--- start Exercise data ---

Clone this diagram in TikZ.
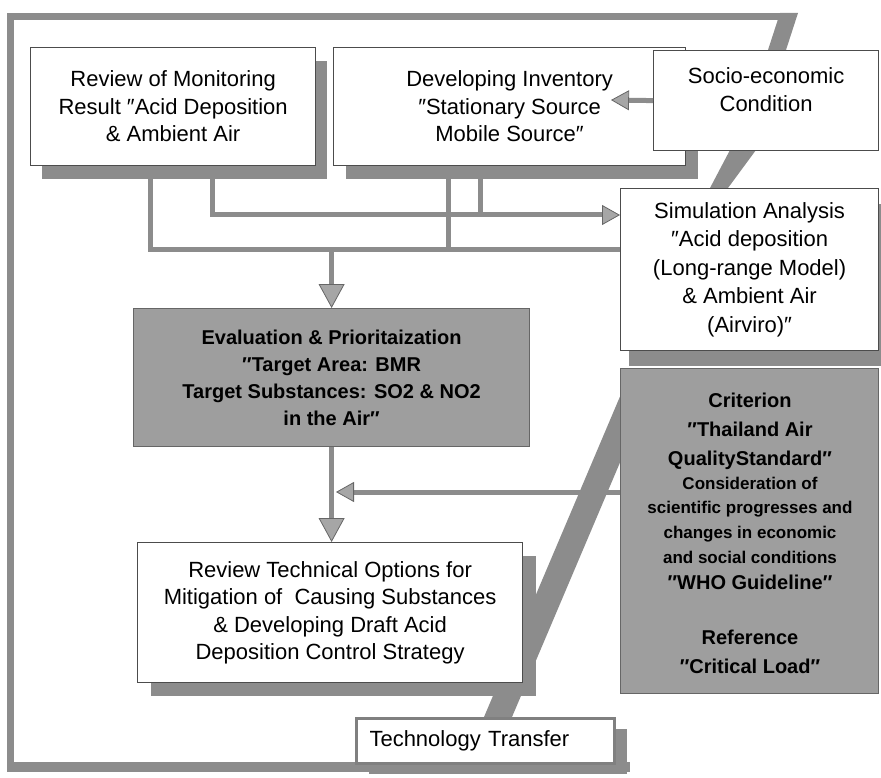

--- end Exercise data ---
--- start Exercise data ---

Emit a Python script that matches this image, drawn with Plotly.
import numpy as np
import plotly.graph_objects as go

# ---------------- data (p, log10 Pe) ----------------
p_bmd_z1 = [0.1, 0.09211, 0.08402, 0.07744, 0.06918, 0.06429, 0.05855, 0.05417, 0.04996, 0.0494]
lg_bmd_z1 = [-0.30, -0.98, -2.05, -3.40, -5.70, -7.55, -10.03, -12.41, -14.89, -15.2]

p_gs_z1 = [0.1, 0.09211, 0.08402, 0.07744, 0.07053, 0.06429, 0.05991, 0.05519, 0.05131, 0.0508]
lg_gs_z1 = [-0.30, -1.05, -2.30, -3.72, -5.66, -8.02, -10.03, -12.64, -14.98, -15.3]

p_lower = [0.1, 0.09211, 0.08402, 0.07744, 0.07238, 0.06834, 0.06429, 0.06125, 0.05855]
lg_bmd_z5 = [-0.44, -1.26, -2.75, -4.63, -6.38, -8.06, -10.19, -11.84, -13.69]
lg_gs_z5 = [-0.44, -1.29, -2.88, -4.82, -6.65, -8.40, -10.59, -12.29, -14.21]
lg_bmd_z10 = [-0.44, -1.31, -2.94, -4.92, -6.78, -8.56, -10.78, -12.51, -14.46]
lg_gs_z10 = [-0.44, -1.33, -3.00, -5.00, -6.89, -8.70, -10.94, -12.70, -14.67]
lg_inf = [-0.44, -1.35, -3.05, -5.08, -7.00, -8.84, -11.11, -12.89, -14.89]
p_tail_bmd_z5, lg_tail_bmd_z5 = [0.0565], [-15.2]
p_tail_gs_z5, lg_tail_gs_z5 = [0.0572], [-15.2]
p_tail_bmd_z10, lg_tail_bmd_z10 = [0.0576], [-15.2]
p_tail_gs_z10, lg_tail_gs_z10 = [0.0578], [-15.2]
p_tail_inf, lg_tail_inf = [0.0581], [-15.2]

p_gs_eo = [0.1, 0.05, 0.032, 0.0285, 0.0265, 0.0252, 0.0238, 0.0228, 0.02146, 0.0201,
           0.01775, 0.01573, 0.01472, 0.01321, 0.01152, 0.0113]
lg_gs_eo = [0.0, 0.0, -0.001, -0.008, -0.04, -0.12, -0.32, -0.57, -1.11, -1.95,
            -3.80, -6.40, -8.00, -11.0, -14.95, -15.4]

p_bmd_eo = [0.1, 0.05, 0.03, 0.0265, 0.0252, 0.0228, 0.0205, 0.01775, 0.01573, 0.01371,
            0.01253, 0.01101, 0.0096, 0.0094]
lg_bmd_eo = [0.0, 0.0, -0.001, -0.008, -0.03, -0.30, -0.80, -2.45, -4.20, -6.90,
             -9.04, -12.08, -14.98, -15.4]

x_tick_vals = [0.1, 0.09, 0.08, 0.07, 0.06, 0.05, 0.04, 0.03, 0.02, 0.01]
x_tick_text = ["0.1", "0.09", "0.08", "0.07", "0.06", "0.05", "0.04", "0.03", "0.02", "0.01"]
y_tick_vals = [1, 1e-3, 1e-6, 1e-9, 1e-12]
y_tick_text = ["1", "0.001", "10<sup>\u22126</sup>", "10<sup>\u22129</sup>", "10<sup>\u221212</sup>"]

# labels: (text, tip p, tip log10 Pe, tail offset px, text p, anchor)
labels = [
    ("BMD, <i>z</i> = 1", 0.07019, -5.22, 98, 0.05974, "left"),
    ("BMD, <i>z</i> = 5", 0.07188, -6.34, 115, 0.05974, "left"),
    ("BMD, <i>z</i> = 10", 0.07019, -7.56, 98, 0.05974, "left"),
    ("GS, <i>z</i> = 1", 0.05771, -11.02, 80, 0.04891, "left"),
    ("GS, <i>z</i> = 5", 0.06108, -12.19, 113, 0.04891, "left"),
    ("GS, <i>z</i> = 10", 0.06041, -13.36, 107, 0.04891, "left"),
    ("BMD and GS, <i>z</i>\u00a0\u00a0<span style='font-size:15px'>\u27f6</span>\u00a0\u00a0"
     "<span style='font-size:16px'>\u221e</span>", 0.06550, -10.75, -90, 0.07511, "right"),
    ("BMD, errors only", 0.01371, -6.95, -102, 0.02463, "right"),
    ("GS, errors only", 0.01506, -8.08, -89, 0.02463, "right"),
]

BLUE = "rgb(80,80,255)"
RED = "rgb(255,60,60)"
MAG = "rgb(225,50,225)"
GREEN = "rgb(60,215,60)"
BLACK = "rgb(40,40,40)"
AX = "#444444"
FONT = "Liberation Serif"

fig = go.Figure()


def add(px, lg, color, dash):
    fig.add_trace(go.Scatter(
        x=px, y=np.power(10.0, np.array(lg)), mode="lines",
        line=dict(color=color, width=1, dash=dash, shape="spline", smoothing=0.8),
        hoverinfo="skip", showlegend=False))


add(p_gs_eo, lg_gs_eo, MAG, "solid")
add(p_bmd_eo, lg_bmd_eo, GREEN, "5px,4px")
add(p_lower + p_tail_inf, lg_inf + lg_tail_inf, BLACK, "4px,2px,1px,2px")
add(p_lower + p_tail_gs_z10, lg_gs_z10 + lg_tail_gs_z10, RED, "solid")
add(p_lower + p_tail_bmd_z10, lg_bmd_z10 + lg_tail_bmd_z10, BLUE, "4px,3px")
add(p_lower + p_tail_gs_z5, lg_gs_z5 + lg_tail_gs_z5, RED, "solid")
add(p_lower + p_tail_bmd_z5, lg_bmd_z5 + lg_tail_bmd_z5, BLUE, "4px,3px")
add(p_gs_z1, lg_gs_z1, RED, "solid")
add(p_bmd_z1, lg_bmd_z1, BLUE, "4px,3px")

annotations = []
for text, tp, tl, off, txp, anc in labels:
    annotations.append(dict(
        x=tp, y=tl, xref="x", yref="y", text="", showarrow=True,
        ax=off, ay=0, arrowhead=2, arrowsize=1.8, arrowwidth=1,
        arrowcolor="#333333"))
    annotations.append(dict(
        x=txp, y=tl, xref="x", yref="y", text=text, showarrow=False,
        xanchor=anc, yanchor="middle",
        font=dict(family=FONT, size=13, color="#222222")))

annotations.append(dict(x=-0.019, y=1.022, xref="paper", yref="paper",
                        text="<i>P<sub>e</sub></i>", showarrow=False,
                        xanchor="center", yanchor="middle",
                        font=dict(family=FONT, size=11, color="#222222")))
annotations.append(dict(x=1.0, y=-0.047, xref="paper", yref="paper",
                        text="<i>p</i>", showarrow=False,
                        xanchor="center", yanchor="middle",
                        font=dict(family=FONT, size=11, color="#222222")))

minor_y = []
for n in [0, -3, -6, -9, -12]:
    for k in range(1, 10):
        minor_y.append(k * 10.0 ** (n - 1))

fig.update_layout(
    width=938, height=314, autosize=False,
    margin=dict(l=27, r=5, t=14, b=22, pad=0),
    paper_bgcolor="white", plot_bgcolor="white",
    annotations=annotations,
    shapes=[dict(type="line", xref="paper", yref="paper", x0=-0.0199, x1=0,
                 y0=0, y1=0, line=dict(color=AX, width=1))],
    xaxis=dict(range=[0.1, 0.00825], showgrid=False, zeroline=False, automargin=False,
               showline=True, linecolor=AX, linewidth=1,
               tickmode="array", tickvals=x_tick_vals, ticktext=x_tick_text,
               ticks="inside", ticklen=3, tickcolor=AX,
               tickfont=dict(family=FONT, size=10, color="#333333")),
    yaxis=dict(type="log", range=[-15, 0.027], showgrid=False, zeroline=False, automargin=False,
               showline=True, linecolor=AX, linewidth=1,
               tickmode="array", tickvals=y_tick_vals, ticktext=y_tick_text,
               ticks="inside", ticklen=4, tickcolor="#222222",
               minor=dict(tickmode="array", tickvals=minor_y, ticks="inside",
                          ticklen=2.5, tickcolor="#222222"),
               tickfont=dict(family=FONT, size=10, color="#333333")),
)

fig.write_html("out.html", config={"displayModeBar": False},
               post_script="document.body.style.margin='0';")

--- end Exercise data ---

# Work to do:
Quote nothing but the lines that run from the line containing "Emit a Python" through the line containing "import plotly.graph_objects as go", keeping both of them word for word.

# Task answer:
Emit a Python script that matches this image, drawn with Plotly.
import numpy as np
import plotly.graph_objects as go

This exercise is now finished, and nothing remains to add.